Emerge 2014 seeks creative projects for a 'Carnival of the Future'
In our digital, globalized world, are we on the verge of the triumph of the empowered individual? Or are we hurtling towards a future dominated by complex networked systems that reduce people to mere bits? ASU’s Emerge 2014 is seeking proposals for spectacular and thought-provoking projects that provide fresh, aesthetically engaging insights on "The Future of Me."
Emerge 2014 will host two, evening-long "Carnivals of the Future," the first in downtown Phoenix on March 7, 2014 and the second in Southern California later in March. The carnivals will be radically playful and challenging, offering up a variety of tangible visions of the future world we actually want to make. The events will feature cutting-edge performances and swarming, flying technology along with experiences that obliterate the traditional boundaries between engineering, arts, sciences and humanities.
“We are really excited to invite everyone to step inside of a circus tent and see, hear and touch the future,” says Ed Finn, director of the Center for Science and the Imagination and one of the co-directors of Emerge. “Carnivals are creative, playful spaces that ask everyone to step a little outside of their comfort zone and try something spectacular and daringly new.”
Projects for Emerge 2014 may include, but are not limited to, physical and digital installations, engineered constructions, interactive pieces, performance art, scientific extravaganzas, sculpture, video art, games and dance. All projects should exhibit intellectual fusion and collaboration across the sciences, arts, humanities and engineering. Several winning teams will be awarded funding of up to $10,000 to build, document and exhibit their work at both Carnivals of the Future in March 2014. To submit a proposal, visit emerge.asu.edu/proposal.
Emerge is co-directed by a creative, interdisciplinary team: Joel Garreau, Lincoln Professor of Law, Culture and Values at the Sandra Day O’Connor College of Law and affiliate faculty member at ASU’s Consortium for Science, Policy and Outcomes; Ed Finn, director of the Center for Science and the Imagination and assistant professor of Arts, Media and Engineering, as well as English; and Cyndi Coon, faculty associate in the School of Art and president of Laboratory5, an arts consultancy headquartered in Tempe, Ariz. Emerge also benefits from the guidance and input of experts drawn from across the spectrum of ASU’s schools and colleges.
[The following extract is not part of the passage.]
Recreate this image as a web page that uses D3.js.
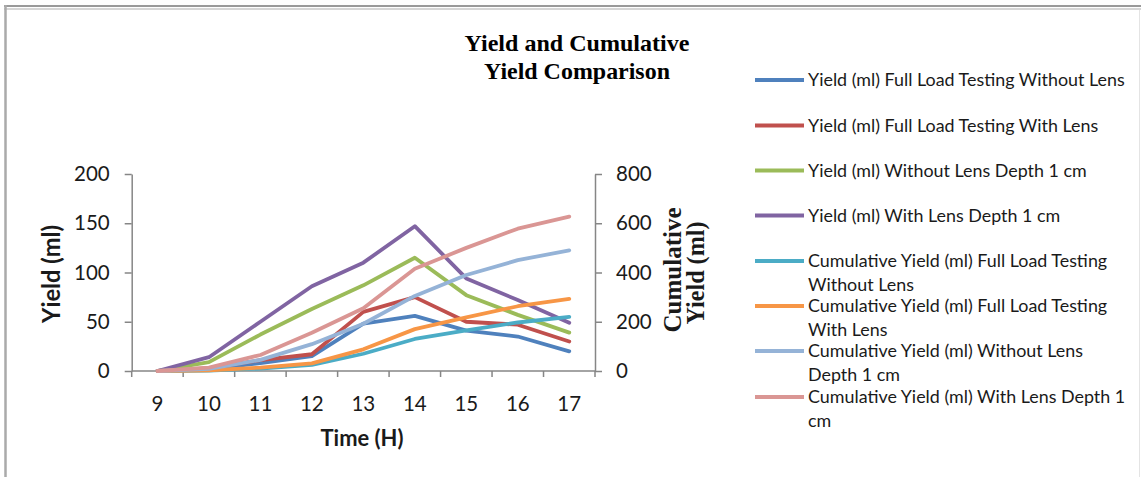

Emerge was founded in 2012 by a team of collaborators from across ASU, and was expanded in 2013 to include a diverse array of partners from the ASU community and beyond. Emerge 2014 will feature a select group of inspiring, immersive, dazzling projects that come together under a big tent to create an unforgettable one-night experience.
Each year, Emerge is built around a unifying theme that guides a series of creative and investigative projects. In 2013, Emerge tackled "The Future of Truth" and the stories we use to make sense of a complex world. The theme for 2014, "The Future of Me," responds to a moment in which individuals have more power to control their environment, share information and connect with one another than ever before. Simultaneously, and strangely, they also find themselves increasingly caught up in massive networked systems that they do not fully understand, and cannot hope to control. Emerge 2014 will explore questions of individuality, autonomy and freedom, as well as control, automation and facelessness.
“Emerge 2014 challenges engineers, artists, scientists, designers, story tellers, ethicists, humanists, makers and futurists to not just talk about the future in which we all can thrive, but build it,” says Joel Garreau, a founder and co-director of Emerge. “Emerge is a flagship demonstration of ASU’s claim to be the nation’s foremost silo-busting university.”